Before these things can occur, I believe it will take a groundswell of people who know the truth about MOVE and what they do to children, to come from out of the shadows of fear and say what needs to be said.

This raid in Texas did not just come out of nowhere. First came the arrest of the sect’s leader, Warren Jeffs and the media attention that laid bare the ugly world of modern polygamy. One could not watch the news for weeks on end without seeing a story about abuse of children in polygamist sects, or stories from survivors who had committed themselves to fighting for the children, often their own relatives who were still shackled to the cult.
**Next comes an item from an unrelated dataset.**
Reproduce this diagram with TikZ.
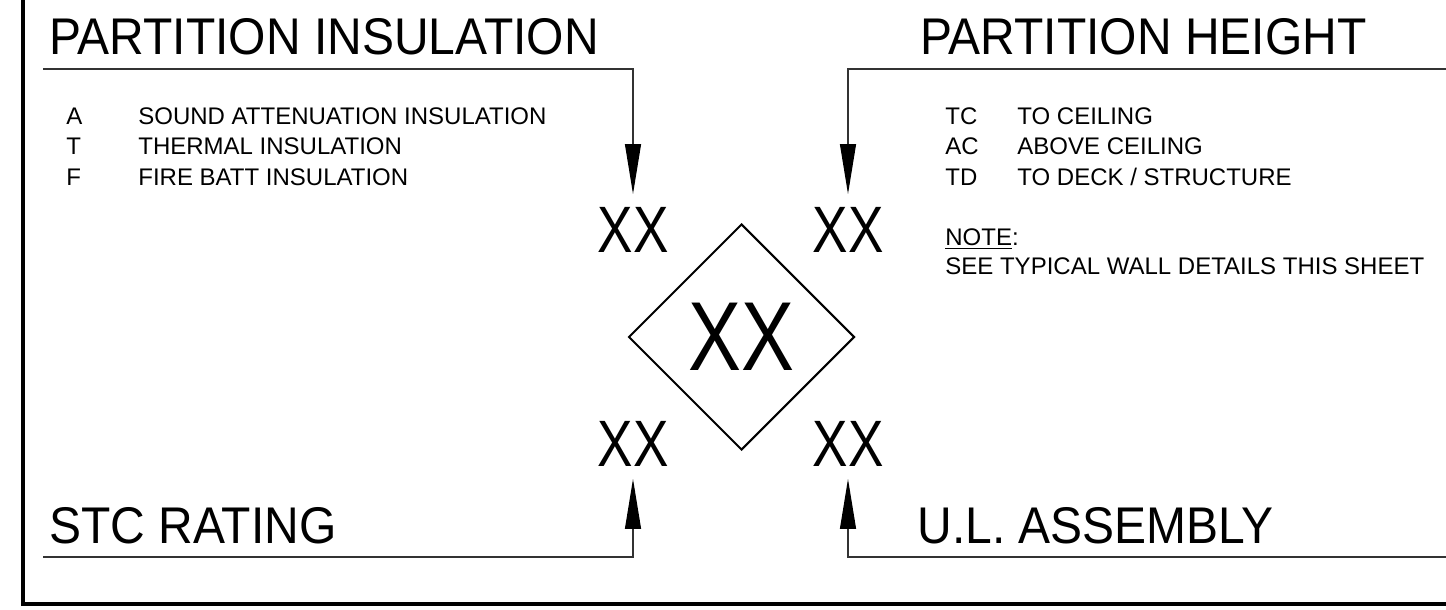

For years, these brave people, mostly women, toiled in obscurity, virtually ignored by the media and by authorities whose self-interest caused them to turn a blind-eye to the fact that whole cities of polygamists had cropped up.

Operating with impunity and seemingly modeling themselves like pious versions of La Cosa Nostra a host of polygamist groups, didn’t bother themselves with things like state laws or federal laws, and instead lived under a theocracy led by megalomaniacs like Warren Jeffs.

It took years of work, much of it done while under threat of physical harm, to finally convince authorities to act in defense of innocent children. And it will likely take this same kind of dedication and persistence in the face of apathy to force MOVE either to change it’s practices or compel the authorities to protect the children. Either way, it is bound to be a long fight.